Grenholm diz acreditar
que na luta pela igualdade de gênero, a igreja influenciou a sociedade sueca.
"O movimento pelo
voto feminino também apresentou argumentos religiosos. Em todo o mundo e aqui
na Suécia, argumentou-se que, uma vez que as mulheres foram feitas à imagem de
Deus, elas também deveriam participar e assumir responsabilidades na construção
da sociedade."
Para Astrom, a
existência de um maior número de sacerdotisas é de certa forma um reflexo da
sociedade sueca.
"Mas acho que é
importante para ver a igreja como parte da sociedade. A luta pela justiça
também ocorre dentro dela. E às vezes, penso que a igreja é mais valente do que
outras partes da sociedade quando se trata de temas de gênero", assinala.
"Por
exemplo", diz, "nunca tivemos uma primeira-ministra na Suécia, mas
tivemos uma arcebispa".
• Decisão de vida
Questionada sobre por
que decidiu se tornar sacerdotisa, Astrom diz que a igreja sempre foi uma parte
fundamental de sua vida.
"Nem sempre foi
fácil para mim: a comunidade eclesial, o que pensar de Deus e tudo mais. Mas
senti que era muito importante e queria estudar teologia para saber mais e
poder pensar por mim mesma e nem sempre ter que confiar no que a maioria dos
homens me diz sobre o que deveria pensar", reflete.
Astrom diz ter ficado
"encantada" pela teologia.
"Acho que decidi
me tornar pastora ou pelo menos tentar me tornar, por um anseio, por uma
sensação de estar no 'lugar certo', depois de muitas orações e conversas com
Deus".
Para Astrom, seu papel
como sacertodisa de uma paróquia na cidade de Ockelbo vem com
responsabilidades, mas também com "possibilidades de crescimento".
• 'Conheço a sensação'
A maternidade faz
parte da vida de pastoras como Senter e Grenholm.
"Quando batizamos
uma criança, falamos com os pais e às vezes achamos que o caminho para conceber
aquela criança foi difícil", diz Grenholm.
"Sabemos de
casais que tentaram por um tempo considerável e enfrentaram problemas como
dificuldade de engravidar ou aborto espontâneo", diz.
"Eu sei o que é
isso e os pais sabem que eu sei. E é algo especial que compartilhamos."
"Conheço muito
bem essa sensação de esperar muito tempo por um bebê.

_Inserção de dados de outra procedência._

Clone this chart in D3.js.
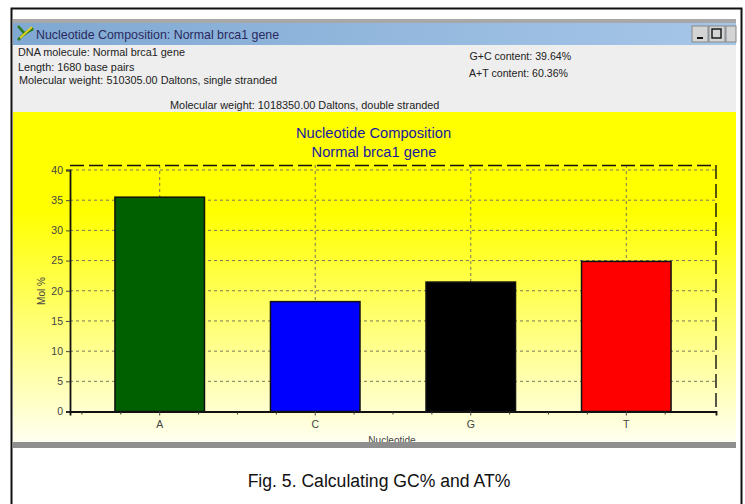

E isso, eu acho, é algo
muito poderoso."
Grenholm reconhecem
que muitos homens entendem muito bem essa realidade, mas "nós, como
mulheres, sabemos o que acontece com nosso corpo e podemos compartilhar as
experiências da reprodução".
Na verdade, segundo
ela, uma das experiências mais inesquecíveis que teve foi ter proclamado o
Evangelho do Natal durante sua gravidez.
• Desafios
Apesar do momento
histórico que a Igreja da Suécia está vivendo, Grenholm considera que existem
desafios ainda a serem enfrentados.
"Quando nos
acostumamos com a tradição, talvez não seja um problema que chamamos Deus de
'rei' ou 'pai', pois são as expressões da liturgia tradicional, mas é
importante mencionar que não se limita a ela, não se limita à compreensão
masculina do mundo e isso é um desafio constante", diz.
Outro aspecto, que é
uma tendência mundial, é que ainda existe uma diferença salarial entre homens e
mulheres.
"Há uma diferença
no total. Porém, não é tão grande quanto no passado. Em termos gerais, isso se
explica porque os homens ocupam posições mais altas na hierarquia."
Apesar disso, a
sensação entre as mulheres ouvidas pela reportagem é de alegria pela igualdade
de gênero alcançada.
Senter lembra que,
quando a Igreja da Suécia celebrou 50 anos de ordenação de mulheres como
pastoras, recebeu convidados de várias partes do mundo.
"E eles nos
disseram: 'Nós vemos o que está acontecendo aqui como um sinal de esperança'. E
isso foi maravilhoso para mim", conclui.